• Records supplied

[Begin]

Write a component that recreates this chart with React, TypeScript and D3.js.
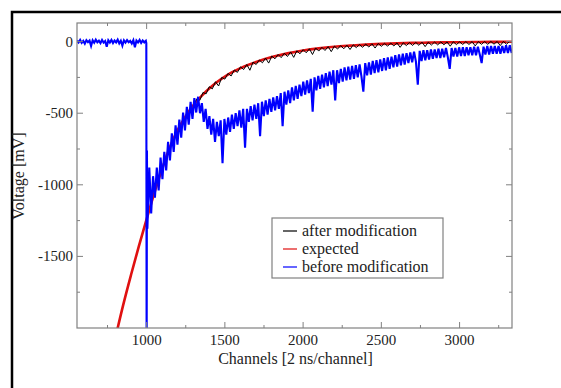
import * as d3 from 'd3'

const W = 561, H = 388
const M = { top: 23, right: 49, bottom: 60, left: 77 }

// x ticks / y ticks
const X_TICKS = [1000, 1500, 2000, 2500, 3000]
const X_MINOR = [750, 1250, 1750, 2250, 2750, 3250]
const Y_TICKS = [0, -500, -1000, -1500]
const Y_MINOR = [-250, -750, -1250, -1750]

// before modification (blue): flat baseline, the drop, then the noisy recovery
const blueFlatStart = 555, blueFlatStep = 10
const blueFlat = [
  8, -6, 12, -9, 5, -14, 10, -4, 7, -30, 9, -8, 13, -5, 6, -11, 11, -7, 4, -36, 10, -6,
  12, -10, 8, -5, 14, -12, 6, -28, 9, -7, 11, -4, 5, -13, 10, -40, 7, -6, 12, -9, 8, -5, 6,
]
const blueDropCh = [998, 1000, 1002, 1004]
const blueDrop = [-10, -2300, -760, -1300]
const blueTailStart = 1005, blueTailStep = 12
const blueTail = [
  -1300, -880, -1200, -940, -1090, -880, -1040, -810, -960, -770, -900, -700, -830, -640, -770, -585,
  -720, -545, -670, -495, -620, -455, -580, -420, -540, -395, -495, -385, -500, -430, -560, -470,
  -610, -520, -650, -540, -700, -560, -660, -550, -850, -540, -650, -530, -630, -510, -610, -500,
  -590, -480, -600, -470, -740, -470, -560, -450, -550, -440, -540, -430, -660, -420, -520, -410,
  -510, -400, -490, -390, -480, -380, -470, -360, -590, -350, -440, -340, -430, -320, -410, -310,
  -400, -300, -380, -280, -370, -270, -360, -260, -490, -250, -340, -240, -330, -230, -320, -220,
  -310, -210, -300, -200, -410, -200, -290, -190, -280, -180, -270, -175, -265, -170, -260, -165,
  -250, -160, -245, -350, -150, -235, -145, -230, -135, -220, -130, -215, -125, -205, -115, -200,
  -110, -190, -105, -180, -95, -175, -90, -165, -85, -160, -80, -150, -75, -145, -70, -140,
  -300, -65, -135, -60, -130, -60, -125, -55, -120, -55, -115, -50, -115, -50, -110, -45,
  -110, -190, -45, -105, -45, -105, -40, -100, -40, -100, -40, -95, -40, -95, -35, -95,
  -35, -90, -150, -35, -90, -30, -90, -30, -85, -30, -85, -30, -85, -30, -80, -25,
  -80, -25, -80,
]

// expected (red)
const expCh = [800, 850, 900, 950, 1000, 1050, 1100, 1150, 1200, 1250, 1300, 1350, 1400, 1450, 1500, 1550, 1600, 1700, 1800, 1900, 2000, 2100, 2200, 2300, 2400, 2500, 2600, 2700, 2800, 2900, 3000, 3100, 3200, 3335]
const expV = [-2070, -1840, -1630, -1430, -1240, -1055, -885, -735, -615, -520, -443, -380, -327, -282, -244, -212, -185, -142, -108, -82, -62, -47, -36, -28, -21, -16, -12, -9, -7, -5, -4, -3, -2, -1]

// after modification (black)
const afterStart = 1300, afterStep = 20
const afterV = [
  -450, -400, -410, -355, -365, -315, -330, -280, -310, -250, -262, -222, -240, -198, -215, -176,
  -195, -160, -200, -143, -160, -128, -148, -115, -150, -101, -120, -90, -112, -81, -104, -72,
  -110, -64, -85, -56, -78, -50, -90, -44, -66, -40, -62, -35, -70, -31, -52, -28,
  -50, -25, -55, -22, -42, -20, -40, -17, -38, -15, -45, -13, -33, -12, -32, -10,
  -30, -9, -40, -8, -28, -6, -27, -5, -26, -4, -35, -4, -24, -3, -23, -2,
  -22, -2, -32, -1, -21, -1, -20, 0, -20, 0, -30, 0, -19, 1, -19, 1,
  -18, 1, -28, 1, -18, 1,
]

const LEGEND = [
  { label: 'after modification', color: '#000000' },
  { label: 'expected', color: '#e01010' },
  { label: 'before modification', color: '#0000ff' },
]

const FONT = "'Liberation Serif', 'Times New Roman', Times, serif"
const AXIS = '#808080'
const TXT = { fontFamily: FONT, fill: '#222' }

export default function App() {
  const x = d3.scaleLinear().domain([555, 3335]).range([M.left, W - M.right])
  const y = d3.scaleLinear().domain([-2000, 130]).range([H - M.bottom, M.top])

  const blue: [number, number][] = [
    ...blueFlat.map((v, i) => [blueFlatStart + i * blueFlatStep, v] as [number, number]),
    ...blueDrop.map((v, i) => [blueDropCh[i], v] as [number, number]),
    ...blueTail.map((v, i) => [blueTailStart + i * blueTailStep, v] as [number, number]),
  ]
  const black: [number, number][] = afterV.map((v, i) => [afterStart + i * afterStep, v])
  const red: [number, number][] = expV.map((v, i) => [expCh[i], v])

  const line = d3.line<[number, number]>().x(d => x(d[0])).y(d => y(d[1]))
  const smooth = d3.line<[number, number]>().x(d => x(d[0])).y(d => y(d[1])).curve(d3.curveMonotoneX)

  const x0 = M.left, x1 = W - M.right, y0 = M.top, y1 = H - M.bottom

  return (
    <svg width={W} height={H} style={{ position: 'absolute', left: 0, top: 0, background: '#fff' }}>
      <rect x={12} y={12} width={620} height={420} fill="none" stroke="#000" strokeWidth={2.5} />
      <defs>
        <clipPath id="plot"><rect x={x0} y={y0} width={x1 - x0} height={y1 - y0} /></clipPath>
      </defs>

      <g clipPath="url(#plot)">
        <path d={smooth(red) ?? ''} fill="none" stroke="#e01010" strokeWidth={2.6} />
        <path d={line(black) ?? ''} fill="none" stroke="#000" strokeWidth={1} />
        <path d={line(blue) ?? ''} fill="none" stroke="#0000ff" strokeWidth={2.1} />
      </g>

      {/* frame + ticks */}
      <rect x={x0} y={y0} width={x1 - x0} height={y1 - y0} fill="none" stroke={AXIS} strokeWidth={1.2} />
      {X_TICKS.map(t => (
        <g key={'xt' + t} stroke={AXIS} strokeWidth={1}>
          <line x1={x(t)} x2={x(t)} y1={y1} y2={y1 - 6} />
          <line x1={x(t)} x2={x(t)} y1={y0} y2={y0 + 6} />
        </g>
      ))}
      {X_MINOR.map(t => (
        <g key={'xm' + t} stroke={AXIS} strokeWidth={1}>
          <line x1={x(t)} x2={x(t)} y1={y1} y2={y1 - 3} />
          <line x1={x(t)} x2={x(t)} y1={y0} y2={y0 + 3} />
        </g>
      ))}
      {Y_TICKS.map(t => (
        <g key={'yt' + t} stroke={AXIS} strokeWidth={1}>
          <line x1={x0} x2={x0 + 6} y1={y(t)} y2={y(t)} />
          <line x1={x1} x2={x1 - 6} y1={y(t)} y2={y(t)} />
        </g>
      ))}
      {Y_MINOR.map(t => (
        <g key={'ym' + t} stroke={AXIS} strokeWidth={1}>
          <line x1={x0} x2={x0 + 3} y1={y(t)} y2={y(t)} />
          <line x1={x1} x2={x1 - 3} y1={y(t)} y2={y(t)} />
        </g>
      ))}

      {/* tick labels */}
      {X_TICKS.map(t => (
        <text key={'xl' + t} x={x(t)} y={y1 + 17} textAnchor="middle" fontSize={15} style={TXT}>{t}</text>
      ))}
      {Y_TICKS.map(t => (
        <text key={'yl' + t} x={x0 - 4} y={y(t) + 5} textAnchor="end" fontSize={15} style={TXT}>{t}</text>
      ))}

      <text x={(x0 + x1) / 2 + 1} y={364} textAnchor="middle" fontSize={16} style={TXT}>
        Channels [2 ns/channel]
      </text>
      <text transform={`translate(24, 176) rotate(-90)`} textAnchor="middle" fontSize={16} style={TXT}>
        Voltage [mV]
      </text>

      {/* legend */}
      <g>
        <rect x={272} y={218} width={171} height={60} fill="#fff" stroke={AXIS} strokeWidth={1.2} />
        {LEGEND.map((l, i) => (
          <g key={l.label}>
            <line x1={283} x2={297} y1={231 + i * 18} y2={231 + i * 18} stroke={l.color} strokeWidth={1.2} />
            <text x={302} y={236 + i * 18} fontSize={16} style={TXT}>{l.label}</text>
          </g>
        ))}
      </g>
    </svg>
  )
}
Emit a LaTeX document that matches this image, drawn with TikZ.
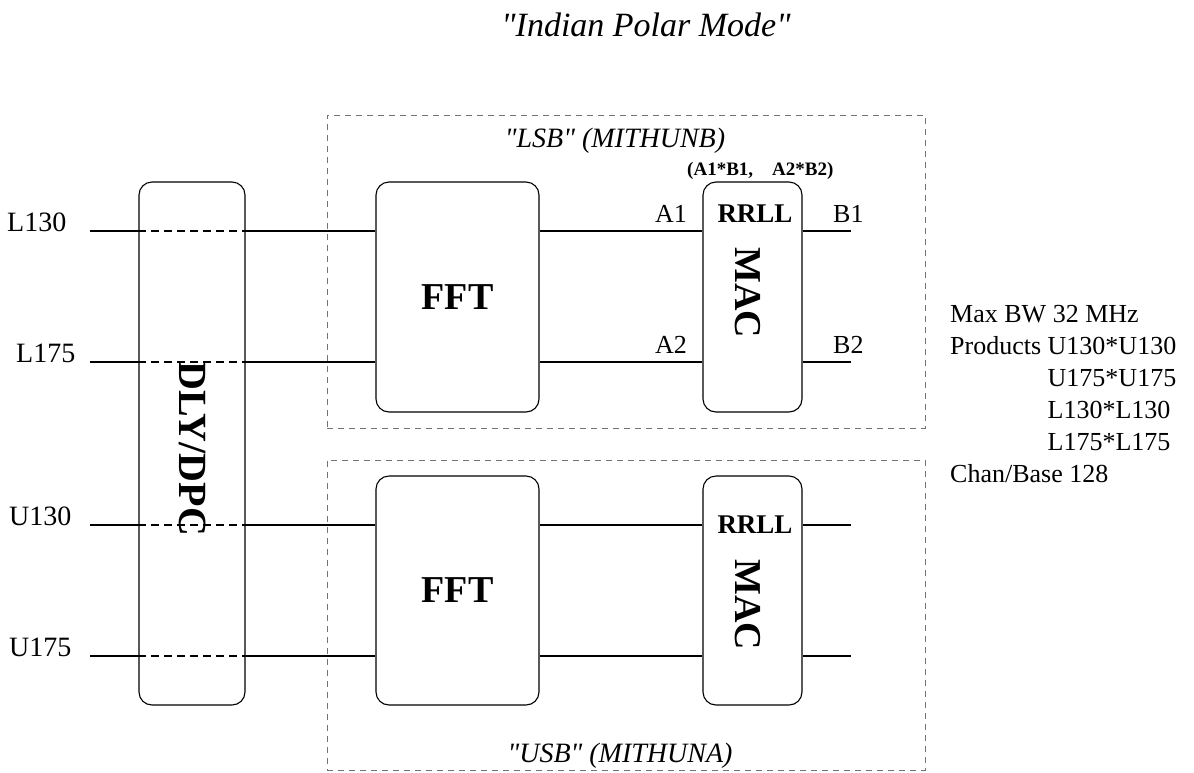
\documentclass[tikz,border=0pt]{standalone}
\usepackage{fontspec}
\setmainfont{Liberation Serif}
\usepackage{tikz}
\usetikzlibrary{positioning}

\begin{document}
\begin{tikzpicture}[
    x=1pt, y=-1pt,
    blk/.style={draw, rounded corners=13pt, line width=1.1pt, inner sep=0pt},
    grp/.style={draw=black!55, line width=1pt, dash pattern=on 6pt off 5pt, minimum width=598pt},
    wire/.style={line width=1.1pt},
    thru/.style={wire, dash pattern=on 8pt off 5pt},
    big/.style={font=\fontsize{38}{44}\selectfont\bfseries, inner sep=0pt},
    lbl/.style={font=\fontsize{28}{34}\selectfont, inner sep=0pt},
    pin/.style={font=\fontsize{26}{32}\selectfont, inner sep=0pt},
    grplbl/.style={font=\fontsize{28}{34}\selectfont\itshape, inner sep=0pt}
  ]
    \useasboundingbox (0,0) rectangle (1194,772);
    \node[font=\fontsize{34}{40}\selectfont\itshape, inner sep=0pt, anchor=base] (title) at (646,36) {\textquotedbl Indian Polar Mode\textquotedbl};
    % sideband groups
    \node[grp, minimum height=313pt] (lsb) at (626,271.5) {};
    \node[grp, minimum height=310pt] (usb) at (626,615) {};
    \node[grplbl, anchor=base] (lsbtxt) at (615,147) {\textquotedbl LSB\textquotedbl{} (MITHUNB)};
    \node[grplbl, anchor=base] (usbtxt) at (620,762) {\textquotedbl USB\textquotedbl{} (MITHUNA)};
    % blocks
    \node[blk, minimum width=106pt, minimum height=523pt] (dly) at (192,443.5) {};
    \node[big, rotate=-90, font=\fontsize{40}{44}\selectfont\bfseries] (dlytxt) at (193,449) {DLY/DPC};
    \node[blk, big, minimum width=163pt, minimum height=230pt] (fft1) at (457.5,297) {FFT};
    \node[blk, big, minimum width=163pt, minimum height=229pt] (fft2) at (457.5,590.5) {FFT};
    \node[blk, minimum width=99pt, minimum height=230pt] (mac1) at (752.5,297) {};
    \node[blk, minimum width=99pt, minimum height=229pt] (mac2) at (752.5,590.5) {};
    \node[big, rotate=-90] (mac1txt) at (748,293) {MAC};
    \node[big, rotate=-90] (mac2txt) at (748,605) {MAC};
    \node[inner sep=0pt, font=\fontsize{27}{32}\selectfont\bfseries, anchor=base] (rr1) at (755,222) {RRLL};
    \node[inner sep=0pt, font=\fontsize{27}{32}\selectfont\bfseries, anchor=base] (rr2) at (755,533) {RRLL};
    \node[inner sep=0pt, font=\fontsize{19}{23}\selectfont\bfseries, anchor=base west] (prod) at (687,175) {(A1*B1,\hspace{19pt}A2*B2)};
    % inputs
    \node[lbl, anchor=base west] (l130) at (7,231) {L130};
    \node[lbl, anchor=base west] (l175) at (16,362) {L175};
    \node[lbl, anchor=base west] (u130) at (9,525) {U130};
    \node[lbl, anchor=base west] (u175) at (9,656) {U175};
    \coordinate (in1) at (90,231);
    \coordinate (in2) at (90,362);
    \coordinate (in3) at (90,525);
    \coordinate (in4) at (90,656);
    \coordinate (out1) at (851,231);
    \coordinate (out2) at (851,362);
    \coordinate (out3) at (851,525);
    \coordinate (out4) at (851,656);
    \draw[wire] (in1) -- (dly.west |- in1) (dly.east |- in1) -- (fft1.west |- in1) (fft1.east |- in1) -- (mac1.west |- in1) (mac1.east |- in1) -- (out1);
    \draw[wire] (in2) -- (dly.west |- in2) (dly.east |- in2) -- (fft1.west |- in2) (fft1.east |- in2) -- (mac1.west |- in2) (mac1.east |- in2) -- (out2);
    \draw[wire] (in3) -- (dly.west |- in3) (dly.east |- in3) -- (fft2.west |- in3) (fft2.east |- in3) -- (mac2.west |- in3) (mac2.east |- in3) -- (out3);
    \draw[wire] (in4) -- (dly.west |- in4) (dly.east |- in4) -- (fft2.west |- in4) (fft2.east |- in4) -- (mac2.west |- in4) (mac2.east |- in4) -- (out4);
    \draw[thru] (dly.west |- in1) -- (dly.east |- in1);
    \draw[thru] (dly.west |- in2) -- (dly.east |- in2);
    \draw[thru] (dly.west |- in3) -- (dly.east |- in3);
    \draw[thru] (dly.west |- in4) -- (dly.east |- in4);
    % pin names
    \node[pin, anchor=base east] (a1) at (687,222) {A1};
    \node[pin, anchor=base east] (a2) at (687,353) {A2};
    \node[pin, anchor=base west] (b1) at (833,222) {B1};
    \node[pin, anchor=base west] (b2) at (833,353) {B2};
    % settings
    \node[pin, anchor=base west] (info) at (950,322) {%
      \begin{tabular}[t]{@{}l@{\ }l@{}}
        \multicolumn{2}{@{}l@{}}{Max BW 32 MHz}\\
        Products & U130*U130\\
                 & U175*U175\\
                 & L130*L130\\
                 & L175*L175\\
        \multicolumn{2}{@{}l@{}}{Chan/Base 128}
      \end{tabular}};
  \end{tikzpicture}
\end{document}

[End]

• Task to complete
Repeat only the lines between the start of the data and the line with "const Y_MINOR = [-250, -750, -1250, -1750]", including those two lines, and skip the pictures.

• In response
Write a component that recreates this chart with React, TypeScript and D3.js.
import * as d3 from 'd3'

const W = 561, H = 388
const M = { top: 23, right: 49, bottom: 60, left: 77 }

// x ticks / y ticks
const X_TICKS = [1000, 1500, 2000, 2500, 3000]
const X_MINOR = [750, 1250, 1750, 2250, 2750, 3250]
const Y_TICKS = [0, -500, -1000, -1500]
const Y_MINOR = [-250, -750, -1250, -1750]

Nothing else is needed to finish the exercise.